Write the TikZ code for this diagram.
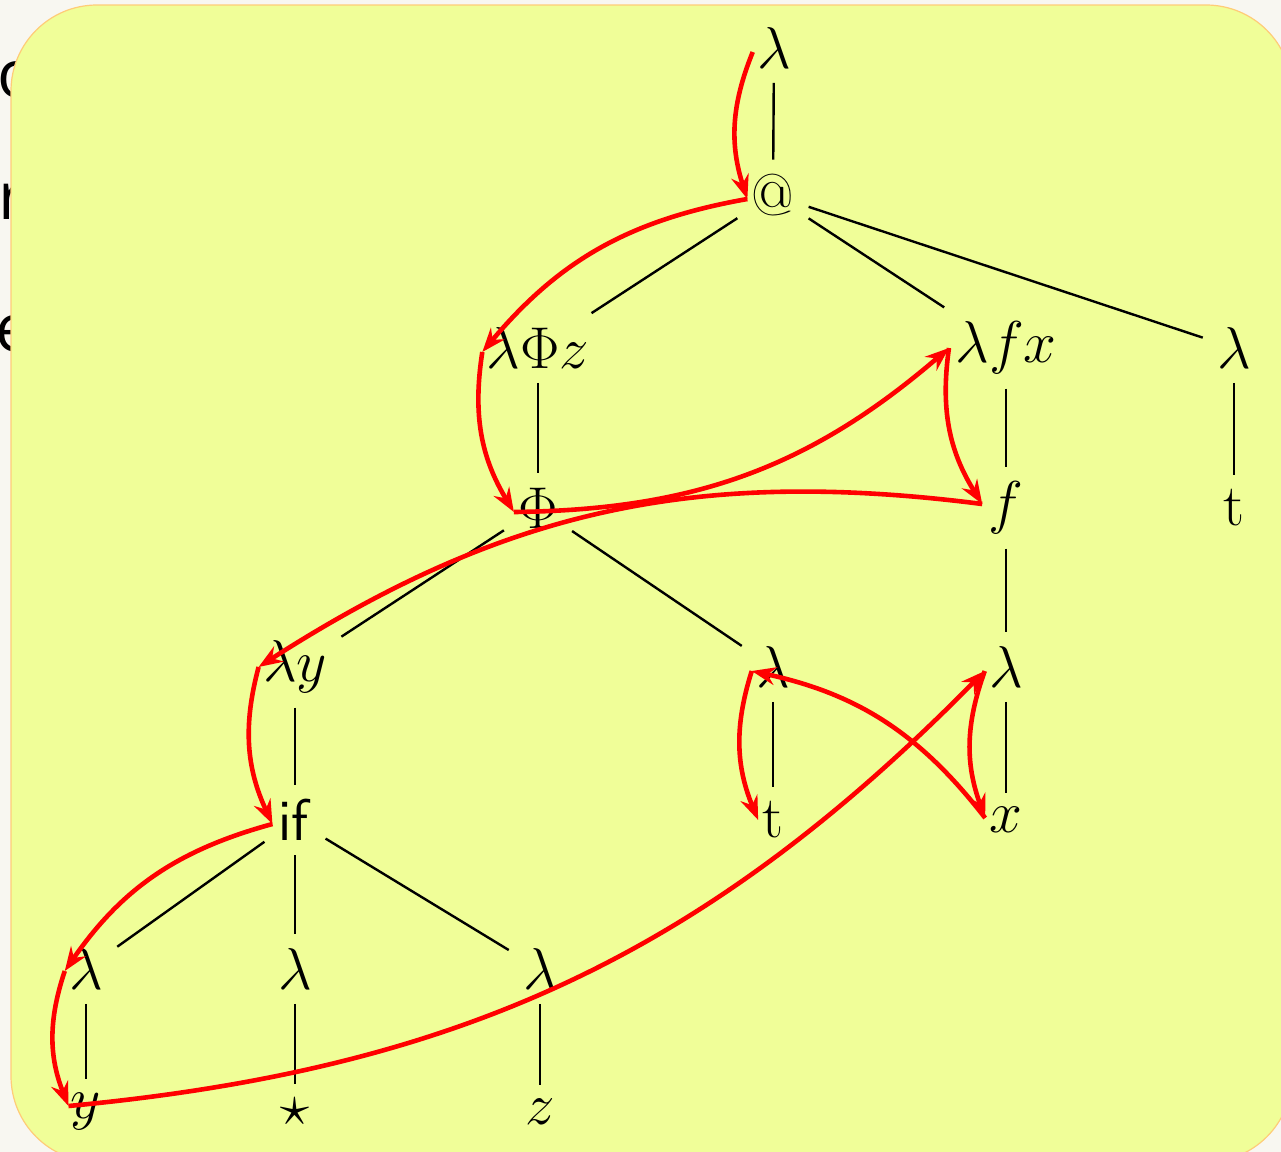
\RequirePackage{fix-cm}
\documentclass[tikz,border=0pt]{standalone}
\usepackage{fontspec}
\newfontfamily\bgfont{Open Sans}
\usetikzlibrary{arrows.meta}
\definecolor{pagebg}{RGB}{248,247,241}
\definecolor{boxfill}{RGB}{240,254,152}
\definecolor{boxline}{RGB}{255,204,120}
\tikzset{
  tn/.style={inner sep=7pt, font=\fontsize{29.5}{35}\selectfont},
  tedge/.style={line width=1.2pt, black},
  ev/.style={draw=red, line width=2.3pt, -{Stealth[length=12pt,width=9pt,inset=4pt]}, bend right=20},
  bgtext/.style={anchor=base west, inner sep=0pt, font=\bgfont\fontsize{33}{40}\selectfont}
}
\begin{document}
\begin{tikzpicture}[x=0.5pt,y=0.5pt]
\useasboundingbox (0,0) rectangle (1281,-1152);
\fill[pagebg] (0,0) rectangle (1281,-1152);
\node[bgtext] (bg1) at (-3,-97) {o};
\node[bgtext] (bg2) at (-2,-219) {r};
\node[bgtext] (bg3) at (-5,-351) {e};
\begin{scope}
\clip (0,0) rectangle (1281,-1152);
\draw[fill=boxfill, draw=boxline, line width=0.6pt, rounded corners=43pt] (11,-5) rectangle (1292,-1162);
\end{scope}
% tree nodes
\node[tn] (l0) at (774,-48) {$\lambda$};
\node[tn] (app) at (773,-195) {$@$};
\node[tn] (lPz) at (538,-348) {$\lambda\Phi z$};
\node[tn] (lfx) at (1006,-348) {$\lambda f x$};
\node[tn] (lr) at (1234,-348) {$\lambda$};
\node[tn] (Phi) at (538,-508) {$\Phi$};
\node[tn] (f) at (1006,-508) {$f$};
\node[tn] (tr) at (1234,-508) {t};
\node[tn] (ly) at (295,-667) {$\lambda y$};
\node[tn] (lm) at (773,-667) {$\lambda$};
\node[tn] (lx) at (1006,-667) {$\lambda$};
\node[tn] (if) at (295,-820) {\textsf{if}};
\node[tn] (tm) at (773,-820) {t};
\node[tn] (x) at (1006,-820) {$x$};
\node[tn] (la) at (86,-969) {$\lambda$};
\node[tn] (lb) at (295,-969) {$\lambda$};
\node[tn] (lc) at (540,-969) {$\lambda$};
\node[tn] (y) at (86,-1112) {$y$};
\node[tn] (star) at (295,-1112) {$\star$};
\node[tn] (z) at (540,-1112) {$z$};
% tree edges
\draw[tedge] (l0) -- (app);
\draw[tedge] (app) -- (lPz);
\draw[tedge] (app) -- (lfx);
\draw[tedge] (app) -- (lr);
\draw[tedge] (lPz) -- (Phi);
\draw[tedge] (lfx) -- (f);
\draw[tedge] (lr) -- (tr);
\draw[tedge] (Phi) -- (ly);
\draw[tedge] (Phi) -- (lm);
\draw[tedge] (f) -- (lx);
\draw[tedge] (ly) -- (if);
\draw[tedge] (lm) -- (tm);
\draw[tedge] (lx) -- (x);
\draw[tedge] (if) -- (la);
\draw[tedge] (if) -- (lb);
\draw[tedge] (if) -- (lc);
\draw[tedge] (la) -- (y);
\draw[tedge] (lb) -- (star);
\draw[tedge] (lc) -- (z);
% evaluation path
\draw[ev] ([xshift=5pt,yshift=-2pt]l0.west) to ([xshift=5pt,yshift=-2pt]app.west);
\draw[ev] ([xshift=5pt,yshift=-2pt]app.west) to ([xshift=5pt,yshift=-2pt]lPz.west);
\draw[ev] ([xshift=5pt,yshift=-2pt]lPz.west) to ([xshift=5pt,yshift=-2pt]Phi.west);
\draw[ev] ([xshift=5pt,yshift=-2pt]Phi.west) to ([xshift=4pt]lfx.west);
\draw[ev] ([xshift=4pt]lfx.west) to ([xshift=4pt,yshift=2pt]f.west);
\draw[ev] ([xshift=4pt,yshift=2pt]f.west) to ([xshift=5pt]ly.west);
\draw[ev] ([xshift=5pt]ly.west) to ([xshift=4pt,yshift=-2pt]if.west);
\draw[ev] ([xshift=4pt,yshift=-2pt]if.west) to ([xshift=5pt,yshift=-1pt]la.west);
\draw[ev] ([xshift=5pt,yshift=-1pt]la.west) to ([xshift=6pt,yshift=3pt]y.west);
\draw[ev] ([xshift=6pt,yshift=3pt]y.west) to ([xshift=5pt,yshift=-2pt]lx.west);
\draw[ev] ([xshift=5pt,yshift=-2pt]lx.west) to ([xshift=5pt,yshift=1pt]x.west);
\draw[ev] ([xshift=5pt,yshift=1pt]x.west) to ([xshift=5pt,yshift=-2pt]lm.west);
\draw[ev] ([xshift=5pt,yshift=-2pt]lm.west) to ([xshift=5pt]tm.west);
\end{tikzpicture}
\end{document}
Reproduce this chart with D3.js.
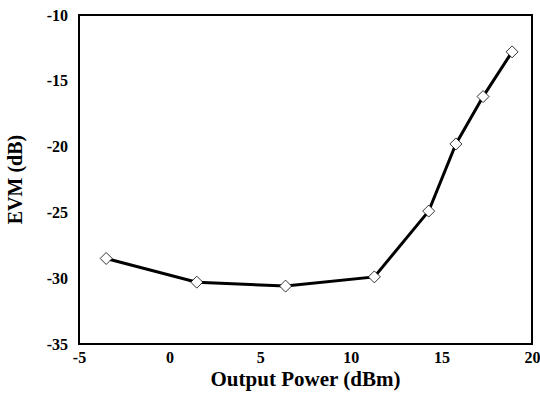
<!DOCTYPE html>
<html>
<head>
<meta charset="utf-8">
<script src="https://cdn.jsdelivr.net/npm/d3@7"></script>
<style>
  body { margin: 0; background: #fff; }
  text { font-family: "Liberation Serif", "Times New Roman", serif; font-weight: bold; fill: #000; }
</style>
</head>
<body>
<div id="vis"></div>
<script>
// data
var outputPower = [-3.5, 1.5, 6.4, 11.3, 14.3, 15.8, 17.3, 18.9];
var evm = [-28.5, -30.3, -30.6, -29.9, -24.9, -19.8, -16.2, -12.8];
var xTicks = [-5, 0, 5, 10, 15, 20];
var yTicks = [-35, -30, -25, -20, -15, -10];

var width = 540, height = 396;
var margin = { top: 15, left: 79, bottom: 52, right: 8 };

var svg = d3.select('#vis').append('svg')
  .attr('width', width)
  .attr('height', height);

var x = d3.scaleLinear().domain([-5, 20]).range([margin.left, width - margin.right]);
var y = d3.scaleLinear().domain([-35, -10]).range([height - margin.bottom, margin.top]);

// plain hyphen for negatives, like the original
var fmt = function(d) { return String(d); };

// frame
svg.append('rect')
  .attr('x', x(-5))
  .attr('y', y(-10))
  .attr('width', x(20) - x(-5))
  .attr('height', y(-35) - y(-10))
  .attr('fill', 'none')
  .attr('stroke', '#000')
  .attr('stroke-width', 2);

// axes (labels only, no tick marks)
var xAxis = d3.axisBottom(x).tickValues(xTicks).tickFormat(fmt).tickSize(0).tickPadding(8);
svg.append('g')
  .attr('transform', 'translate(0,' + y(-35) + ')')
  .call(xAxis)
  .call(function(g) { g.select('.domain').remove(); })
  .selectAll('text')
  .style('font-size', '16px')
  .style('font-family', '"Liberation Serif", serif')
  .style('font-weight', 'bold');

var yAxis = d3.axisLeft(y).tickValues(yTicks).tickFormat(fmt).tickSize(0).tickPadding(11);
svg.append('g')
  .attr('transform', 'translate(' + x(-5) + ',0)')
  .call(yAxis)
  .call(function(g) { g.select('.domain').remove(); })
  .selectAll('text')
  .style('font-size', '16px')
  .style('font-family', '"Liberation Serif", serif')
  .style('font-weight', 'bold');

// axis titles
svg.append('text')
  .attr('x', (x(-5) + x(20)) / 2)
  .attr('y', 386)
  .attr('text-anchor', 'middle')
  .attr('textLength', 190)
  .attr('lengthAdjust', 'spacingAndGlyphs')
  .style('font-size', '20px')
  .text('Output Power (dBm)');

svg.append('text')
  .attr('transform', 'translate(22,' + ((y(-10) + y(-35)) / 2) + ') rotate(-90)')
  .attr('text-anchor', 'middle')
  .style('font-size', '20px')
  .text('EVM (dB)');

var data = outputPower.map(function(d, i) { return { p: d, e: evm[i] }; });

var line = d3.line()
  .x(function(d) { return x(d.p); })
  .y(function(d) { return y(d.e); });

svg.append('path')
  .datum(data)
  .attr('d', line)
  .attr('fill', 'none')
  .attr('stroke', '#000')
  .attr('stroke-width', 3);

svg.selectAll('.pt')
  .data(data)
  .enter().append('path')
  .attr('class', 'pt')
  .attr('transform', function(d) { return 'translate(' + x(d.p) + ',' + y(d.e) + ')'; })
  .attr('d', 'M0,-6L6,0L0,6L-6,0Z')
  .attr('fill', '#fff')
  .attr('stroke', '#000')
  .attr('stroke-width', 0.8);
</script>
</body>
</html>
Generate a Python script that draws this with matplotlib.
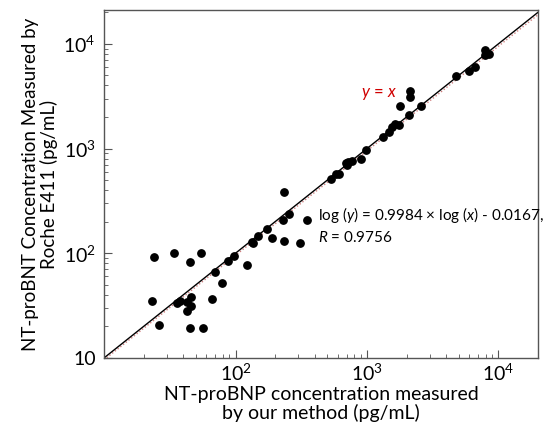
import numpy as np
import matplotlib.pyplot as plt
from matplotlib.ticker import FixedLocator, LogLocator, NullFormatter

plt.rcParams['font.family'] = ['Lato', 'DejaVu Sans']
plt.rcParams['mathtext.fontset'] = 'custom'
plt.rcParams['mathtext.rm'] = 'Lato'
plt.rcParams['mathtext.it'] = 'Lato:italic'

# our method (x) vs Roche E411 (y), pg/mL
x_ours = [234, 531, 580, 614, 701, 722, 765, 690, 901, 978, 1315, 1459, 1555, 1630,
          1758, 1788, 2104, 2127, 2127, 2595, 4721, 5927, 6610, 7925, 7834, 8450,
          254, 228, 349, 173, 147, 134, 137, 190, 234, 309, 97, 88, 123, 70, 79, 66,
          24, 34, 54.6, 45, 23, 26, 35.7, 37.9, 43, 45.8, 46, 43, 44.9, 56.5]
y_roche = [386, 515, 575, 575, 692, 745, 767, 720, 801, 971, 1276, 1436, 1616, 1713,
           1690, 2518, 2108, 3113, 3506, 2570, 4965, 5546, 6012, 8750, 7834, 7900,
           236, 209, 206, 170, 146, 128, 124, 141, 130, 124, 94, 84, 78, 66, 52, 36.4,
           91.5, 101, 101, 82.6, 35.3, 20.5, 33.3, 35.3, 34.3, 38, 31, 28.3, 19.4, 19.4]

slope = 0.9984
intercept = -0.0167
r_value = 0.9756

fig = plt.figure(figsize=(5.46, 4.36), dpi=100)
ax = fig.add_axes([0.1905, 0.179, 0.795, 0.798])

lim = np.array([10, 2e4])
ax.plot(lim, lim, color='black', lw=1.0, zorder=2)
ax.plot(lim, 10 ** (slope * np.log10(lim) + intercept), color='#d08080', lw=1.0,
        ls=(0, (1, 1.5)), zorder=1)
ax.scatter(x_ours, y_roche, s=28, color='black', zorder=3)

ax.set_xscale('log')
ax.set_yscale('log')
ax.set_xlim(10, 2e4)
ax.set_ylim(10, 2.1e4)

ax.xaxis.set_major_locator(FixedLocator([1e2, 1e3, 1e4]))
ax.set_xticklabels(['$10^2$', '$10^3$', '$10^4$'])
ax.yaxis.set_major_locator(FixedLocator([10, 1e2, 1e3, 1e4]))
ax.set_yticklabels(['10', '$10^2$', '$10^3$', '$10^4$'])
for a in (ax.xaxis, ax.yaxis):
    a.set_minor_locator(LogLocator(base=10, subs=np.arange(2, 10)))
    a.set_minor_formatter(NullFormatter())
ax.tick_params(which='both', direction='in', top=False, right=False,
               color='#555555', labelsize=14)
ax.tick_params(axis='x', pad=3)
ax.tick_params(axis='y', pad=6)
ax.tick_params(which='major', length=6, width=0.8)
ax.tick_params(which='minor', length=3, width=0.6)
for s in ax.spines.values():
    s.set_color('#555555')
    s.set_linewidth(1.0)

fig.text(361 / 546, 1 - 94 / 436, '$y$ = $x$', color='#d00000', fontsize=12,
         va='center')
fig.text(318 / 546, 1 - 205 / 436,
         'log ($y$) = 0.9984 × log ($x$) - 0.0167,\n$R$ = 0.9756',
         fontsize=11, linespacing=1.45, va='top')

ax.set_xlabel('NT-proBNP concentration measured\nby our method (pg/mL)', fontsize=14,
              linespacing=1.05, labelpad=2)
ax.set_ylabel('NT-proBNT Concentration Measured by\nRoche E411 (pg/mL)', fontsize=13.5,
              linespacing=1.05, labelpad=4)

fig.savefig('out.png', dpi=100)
****************************************
What is asked - Extract the part of the records that opens with the line containing "Generate a Python" and closes with the line containing "r_value = 0.9756". Take only those lines, exactly, and no pictures.

Answer to the task -
Generate a Python script that draws this with matplotlib.
import numpy as np
import matplotlib.pyplot as plt
from matplotlib.ticker import FixedLocator, LogLocator, NullFormatter

plt.rcParams['font.family'] = ['Lato', 'DejaVu Sans']
plt.rcParams['mathtext.fontset'] = 'custom'
plt.rcParams['mathtext.rm'] = 'Lato'
plt.rcParams['mathtext.it'] = 'Lato:italic'

# our method (x) vs Roche E411 (y), pg/mL
x_ours = [234, 531, 580, 614, 701, 722, 765, 690, 901, 978, 1315, 1459, 1555, 1630,
          1758, 1788, 2104, 2127, 2127, 2595, 4721, 5927, 6610, 7925, 7834, 8450,
          254, 228, 349, 173, 147, 134, 137, 190, 234, 309, 97, 88, 123, 70, 79, 66,
          24, 34, 54.6, 45, 23, 26, 35.7, 37.9, 43, 45.8, 46, 43, 44.9, 56.5]
y_roche = [386, 515, 575, 575, 692, 745, 767, 720, 801, 971, 1276, 1436, 1616, 1713,
           1690, 2518, 2108, 3113, 3506, 2570, 4965, 5546, 6012, 8750, 7834, 7900,
           236, 209, 206, 170, 146, 128, 124, 141, 130, 124, 94, 84, 78, 66, 52, 36.4,
           91.5, 101, 101, 82.6, 35.3, 20.5, 33.3, 35.3, 34.3, 38, 31, 28.3, 19.4, 19.4]

slope = 0.9984
intercept = -0.0167
r_value = 0.9756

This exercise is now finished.